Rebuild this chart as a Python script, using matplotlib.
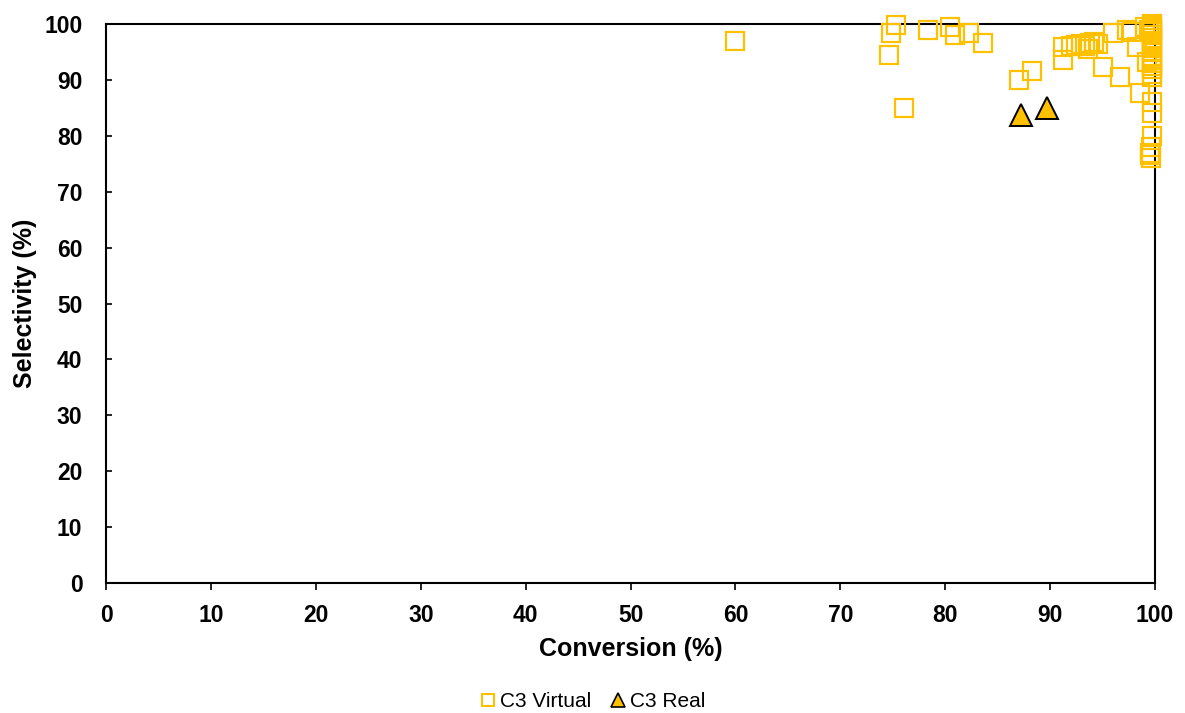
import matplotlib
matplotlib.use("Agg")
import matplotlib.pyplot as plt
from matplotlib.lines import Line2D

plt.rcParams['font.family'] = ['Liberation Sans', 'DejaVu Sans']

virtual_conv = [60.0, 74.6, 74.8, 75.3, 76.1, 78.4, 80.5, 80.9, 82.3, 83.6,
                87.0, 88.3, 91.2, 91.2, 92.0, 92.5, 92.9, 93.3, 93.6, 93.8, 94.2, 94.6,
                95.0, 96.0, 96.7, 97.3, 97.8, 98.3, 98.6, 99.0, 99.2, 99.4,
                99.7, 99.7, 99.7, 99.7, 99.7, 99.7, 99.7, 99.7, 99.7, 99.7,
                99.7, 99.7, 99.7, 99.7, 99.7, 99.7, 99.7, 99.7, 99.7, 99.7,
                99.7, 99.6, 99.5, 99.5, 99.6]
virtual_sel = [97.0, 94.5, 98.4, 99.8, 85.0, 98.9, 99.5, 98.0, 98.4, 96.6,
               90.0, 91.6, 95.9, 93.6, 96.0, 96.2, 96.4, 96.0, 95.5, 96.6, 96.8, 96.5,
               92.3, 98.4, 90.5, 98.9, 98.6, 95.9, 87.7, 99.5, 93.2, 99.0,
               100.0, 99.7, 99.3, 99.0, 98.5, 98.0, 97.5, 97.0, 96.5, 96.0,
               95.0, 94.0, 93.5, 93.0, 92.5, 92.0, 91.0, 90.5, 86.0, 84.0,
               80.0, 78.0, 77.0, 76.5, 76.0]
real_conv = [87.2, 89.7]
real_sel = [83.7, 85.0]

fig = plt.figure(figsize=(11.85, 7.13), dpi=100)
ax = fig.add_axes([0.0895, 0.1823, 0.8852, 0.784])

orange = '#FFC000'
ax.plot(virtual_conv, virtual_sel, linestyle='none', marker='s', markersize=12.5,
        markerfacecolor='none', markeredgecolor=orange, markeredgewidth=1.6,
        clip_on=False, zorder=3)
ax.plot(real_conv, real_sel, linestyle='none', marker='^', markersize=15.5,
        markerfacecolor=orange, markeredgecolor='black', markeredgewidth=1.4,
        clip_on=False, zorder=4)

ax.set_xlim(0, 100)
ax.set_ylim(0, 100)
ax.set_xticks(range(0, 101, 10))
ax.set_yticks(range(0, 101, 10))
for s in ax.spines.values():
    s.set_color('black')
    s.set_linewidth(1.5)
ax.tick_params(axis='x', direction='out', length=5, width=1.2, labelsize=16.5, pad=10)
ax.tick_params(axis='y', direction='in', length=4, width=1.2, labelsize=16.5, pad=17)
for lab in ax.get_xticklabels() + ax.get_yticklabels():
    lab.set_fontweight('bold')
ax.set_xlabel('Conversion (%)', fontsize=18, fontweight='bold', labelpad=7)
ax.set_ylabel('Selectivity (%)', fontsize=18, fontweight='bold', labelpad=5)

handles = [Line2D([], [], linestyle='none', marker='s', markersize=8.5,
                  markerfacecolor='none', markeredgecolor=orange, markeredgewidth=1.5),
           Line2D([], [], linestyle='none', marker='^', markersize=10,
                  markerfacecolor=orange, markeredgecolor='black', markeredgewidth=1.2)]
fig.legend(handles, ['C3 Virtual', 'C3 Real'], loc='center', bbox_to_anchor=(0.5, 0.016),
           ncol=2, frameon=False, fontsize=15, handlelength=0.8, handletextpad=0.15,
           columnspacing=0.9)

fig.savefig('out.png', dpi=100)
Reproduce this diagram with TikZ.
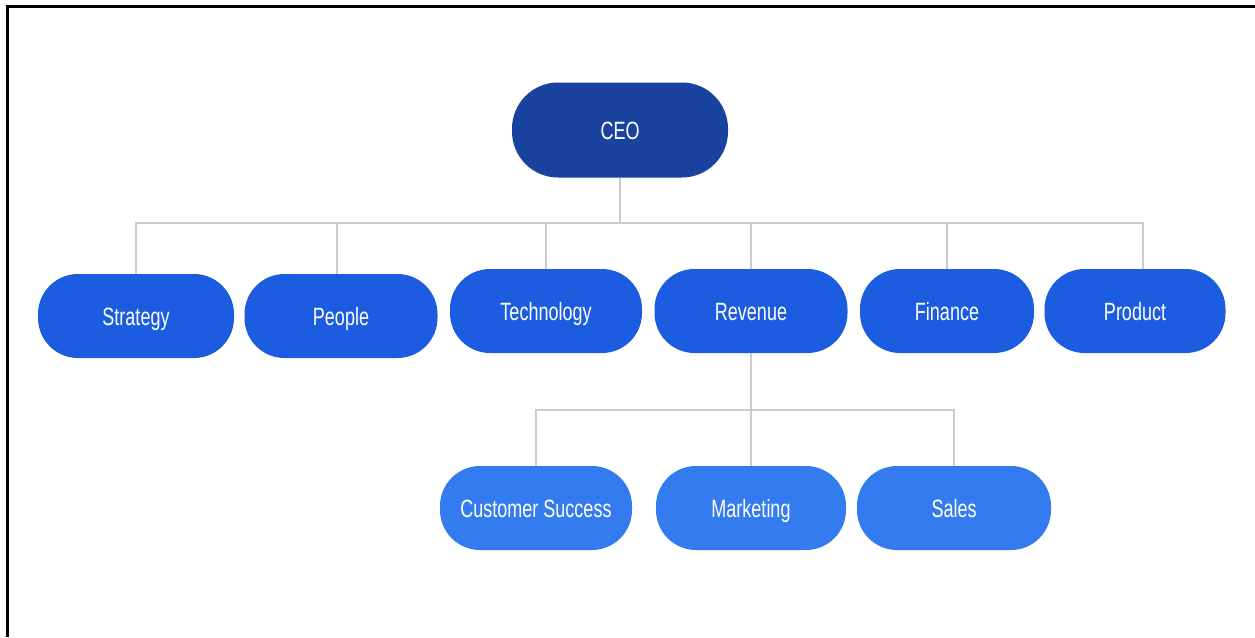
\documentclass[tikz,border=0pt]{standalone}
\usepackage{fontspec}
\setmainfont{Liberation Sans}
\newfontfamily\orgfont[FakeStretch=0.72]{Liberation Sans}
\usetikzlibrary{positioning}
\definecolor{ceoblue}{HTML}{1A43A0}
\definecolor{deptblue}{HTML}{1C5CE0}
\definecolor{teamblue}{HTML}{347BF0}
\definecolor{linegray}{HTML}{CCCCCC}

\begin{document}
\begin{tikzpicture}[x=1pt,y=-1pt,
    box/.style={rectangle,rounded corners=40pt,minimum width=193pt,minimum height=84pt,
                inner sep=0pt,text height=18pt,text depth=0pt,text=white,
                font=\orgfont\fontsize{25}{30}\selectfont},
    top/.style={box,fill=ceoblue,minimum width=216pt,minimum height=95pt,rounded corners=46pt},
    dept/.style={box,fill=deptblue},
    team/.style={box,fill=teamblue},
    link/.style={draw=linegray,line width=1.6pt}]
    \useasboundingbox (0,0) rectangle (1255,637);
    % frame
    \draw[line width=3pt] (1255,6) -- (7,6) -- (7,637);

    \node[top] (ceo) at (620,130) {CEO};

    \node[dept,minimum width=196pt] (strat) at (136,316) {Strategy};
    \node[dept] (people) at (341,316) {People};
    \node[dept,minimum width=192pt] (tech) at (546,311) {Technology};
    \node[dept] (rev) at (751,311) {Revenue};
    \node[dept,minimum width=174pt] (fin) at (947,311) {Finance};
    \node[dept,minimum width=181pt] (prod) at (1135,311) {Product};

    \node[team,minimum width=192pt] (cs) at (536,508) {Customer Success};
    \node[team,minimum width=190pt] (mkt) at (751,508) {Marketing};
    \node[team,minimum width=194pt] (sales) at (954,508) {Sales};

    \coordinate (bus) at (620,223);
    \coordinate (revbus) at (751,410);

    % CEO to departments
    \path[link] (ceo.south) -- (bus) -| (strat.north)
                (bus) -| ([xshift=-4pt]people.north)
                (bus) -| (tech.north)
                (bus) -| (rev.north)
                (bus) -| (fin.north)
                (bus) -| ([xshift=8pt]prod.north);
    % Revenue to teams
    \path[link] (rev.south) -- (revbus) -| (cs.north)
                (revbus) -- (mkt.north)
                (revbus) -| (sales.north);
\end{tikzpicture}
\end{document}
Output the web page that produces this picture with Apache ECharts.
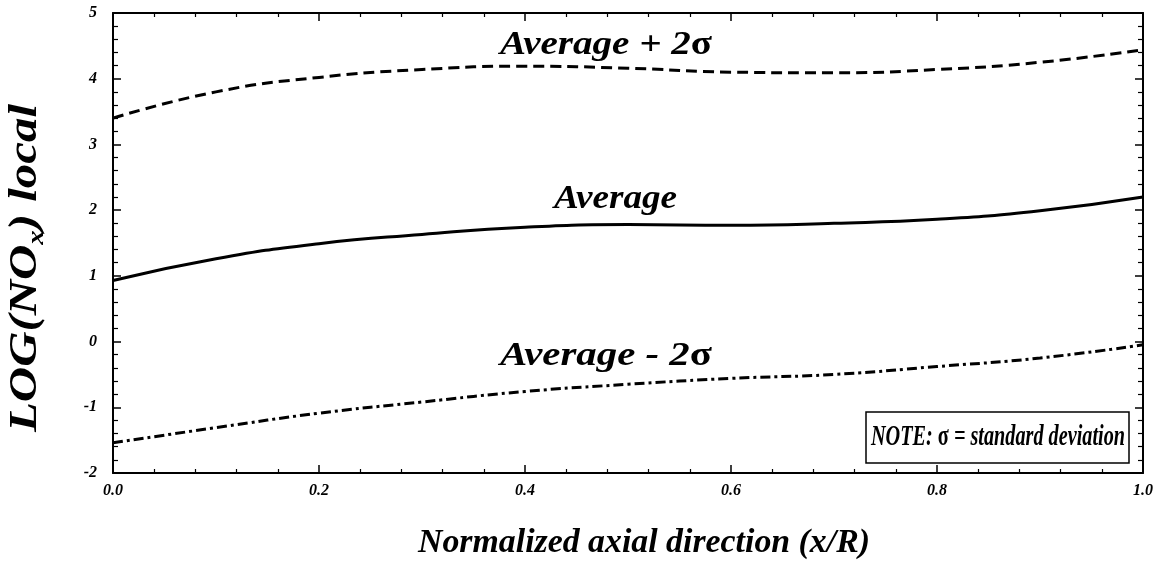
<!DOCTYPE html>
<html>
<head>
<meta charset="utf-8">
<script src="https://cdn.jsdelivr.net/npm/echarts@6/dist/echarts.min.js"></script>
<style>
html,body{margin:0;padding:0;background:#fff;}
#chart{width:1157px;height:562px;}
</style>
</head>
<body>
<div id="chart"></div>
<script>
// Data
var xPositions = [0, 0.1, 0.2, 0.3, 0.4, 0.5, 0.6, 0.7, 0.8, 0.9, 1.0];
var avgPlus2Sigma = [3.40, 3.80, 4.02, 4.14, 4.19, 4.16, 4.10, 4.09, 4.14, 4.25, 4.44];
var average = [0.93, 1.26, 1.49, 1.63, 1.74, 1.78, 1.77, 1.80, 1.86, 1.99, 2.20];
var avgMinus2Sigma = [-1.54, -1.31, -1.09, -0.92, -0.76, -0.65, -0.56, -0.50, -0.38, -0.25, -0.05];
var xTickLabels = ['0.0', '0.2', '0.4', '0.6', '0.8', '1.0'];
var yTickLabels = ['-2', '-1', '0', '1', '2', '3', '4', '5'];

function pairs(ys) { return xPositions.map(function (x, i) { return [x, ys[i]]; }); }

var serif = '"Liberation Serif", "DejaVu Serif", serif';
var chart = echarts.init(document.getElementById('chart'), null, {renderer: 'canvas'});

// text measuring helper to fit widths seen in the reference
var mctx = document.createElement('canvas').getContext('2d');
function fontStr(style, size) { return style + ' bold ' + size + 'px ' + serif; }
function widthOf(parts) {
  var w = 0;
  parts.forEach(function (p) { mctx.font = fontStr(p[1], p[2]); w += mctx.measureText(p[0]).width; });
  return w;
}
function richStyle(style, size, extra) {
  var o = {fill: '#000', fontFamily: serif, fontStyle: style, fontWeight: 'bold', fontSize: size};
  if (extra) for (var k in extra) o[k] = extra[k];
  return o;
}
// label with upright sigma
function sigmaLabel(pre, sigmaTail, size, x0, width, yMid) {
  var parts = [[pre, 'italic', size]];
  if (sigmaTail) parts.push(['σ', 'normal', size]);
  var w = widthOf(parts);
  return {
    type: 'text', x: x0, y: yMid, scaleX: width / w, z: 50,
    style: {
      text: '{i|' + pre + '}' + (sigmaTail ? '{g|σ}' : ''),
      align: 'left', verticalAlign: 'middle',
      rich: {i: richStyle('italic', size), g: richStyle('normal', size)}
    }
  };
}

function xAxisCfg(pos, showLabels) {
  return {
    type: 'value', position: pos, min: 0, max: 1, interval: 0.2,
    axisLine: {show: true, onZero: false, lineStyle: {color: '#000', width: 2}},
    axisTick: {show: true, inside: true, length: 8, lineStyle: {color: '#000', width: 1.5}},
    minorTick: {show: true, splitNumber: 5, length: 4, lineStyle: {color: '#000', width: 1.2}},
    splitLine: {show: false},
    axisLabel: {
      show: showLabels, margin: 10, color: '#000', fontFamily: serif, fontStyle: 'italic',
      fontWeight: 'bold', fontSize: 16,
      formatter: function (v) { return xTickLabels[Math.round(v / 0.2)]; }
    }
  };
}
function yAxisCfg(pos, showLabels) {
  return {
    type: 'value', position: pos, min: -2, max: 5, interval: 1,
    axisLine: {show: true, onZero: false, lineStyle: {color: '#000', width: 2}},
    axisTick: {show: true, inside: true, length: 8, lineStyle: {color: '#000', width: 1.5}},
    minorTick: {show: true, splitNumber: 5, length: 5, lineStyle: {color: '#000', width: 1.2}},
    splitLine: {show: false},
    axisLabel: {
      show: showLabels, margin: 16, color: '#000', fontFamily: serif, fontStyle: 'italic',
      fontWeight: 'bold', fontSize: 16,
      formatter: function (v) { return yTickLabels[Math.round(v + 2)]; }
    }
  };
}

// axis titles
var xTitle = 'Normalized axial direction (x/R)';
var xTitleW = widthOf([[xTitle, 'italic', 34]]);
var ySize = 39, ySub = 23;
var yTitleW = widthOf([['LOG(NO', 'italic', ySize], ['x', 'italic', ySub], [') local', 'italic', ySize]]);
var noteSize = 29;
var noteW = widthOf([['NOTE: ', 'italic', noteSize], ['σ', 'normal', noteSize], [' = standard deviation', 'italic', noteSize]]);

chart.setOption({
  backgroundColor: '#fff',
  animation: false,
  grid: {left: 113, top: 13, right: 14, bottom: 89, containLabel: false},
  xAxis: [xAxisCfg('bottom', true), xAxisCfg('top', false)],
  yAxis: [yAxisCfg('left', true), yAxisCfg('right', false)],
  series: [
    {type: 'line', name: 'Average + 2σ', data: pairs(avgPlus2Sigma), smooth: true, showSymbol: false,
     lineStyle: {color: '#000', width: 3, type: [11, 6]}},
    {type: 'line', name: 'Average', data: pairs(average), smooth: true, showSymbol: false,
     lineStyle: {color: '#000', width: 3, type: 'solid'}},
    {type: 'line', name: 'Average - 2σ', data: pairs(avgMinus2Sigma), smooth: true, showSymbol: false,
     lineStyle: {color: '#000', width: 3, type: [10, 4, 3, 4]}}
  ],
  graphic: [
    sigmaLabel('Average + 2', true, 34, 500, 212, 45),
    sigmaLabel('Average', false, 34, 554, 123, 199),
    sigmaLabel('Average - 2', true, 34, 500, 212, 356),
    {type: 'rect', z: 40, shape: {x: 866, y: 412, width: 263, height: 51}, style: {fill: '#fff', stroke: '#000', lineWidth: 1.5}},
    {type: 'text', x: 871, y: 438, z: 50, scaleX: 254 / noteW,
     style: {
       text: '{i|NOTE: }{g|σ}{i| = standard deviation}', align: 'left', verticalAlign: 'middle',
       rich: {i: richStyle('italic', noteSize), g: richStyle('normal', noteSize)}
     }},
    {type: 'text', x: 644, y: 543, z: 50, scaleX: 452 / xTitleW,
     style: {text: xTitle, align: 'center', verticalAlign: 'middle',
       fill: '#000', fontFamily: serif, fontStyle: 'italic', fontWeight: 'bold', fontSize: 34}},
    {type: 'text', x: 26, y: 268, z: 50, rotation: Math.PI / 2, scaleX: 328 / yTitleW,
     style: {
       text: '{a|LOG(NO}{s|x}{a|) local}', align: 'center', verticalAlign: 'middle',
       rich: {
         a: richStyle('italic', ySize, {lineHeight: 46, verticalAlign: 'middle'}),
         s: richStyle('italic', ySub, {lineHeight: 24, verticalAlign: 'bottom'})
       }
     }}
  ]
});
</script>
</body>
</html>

PROBLEM REQUIREMENTS => Repeat exactly the lines from the first line of the records above through the line containing "plt.rcParams['font.family'] = ['Liberation", leaving out the pictures.

COMPLETED TASK =>
Rebuild this chart as a Python script, using matplotlib.
import matplotlib
matplotlib.use("Agg")
import matplotlib.pyplot as plt
from matplotlib.lines import Line2D

plt.rcParams['font.family'] = ['Liberation Sans', 'DejaVu Sans']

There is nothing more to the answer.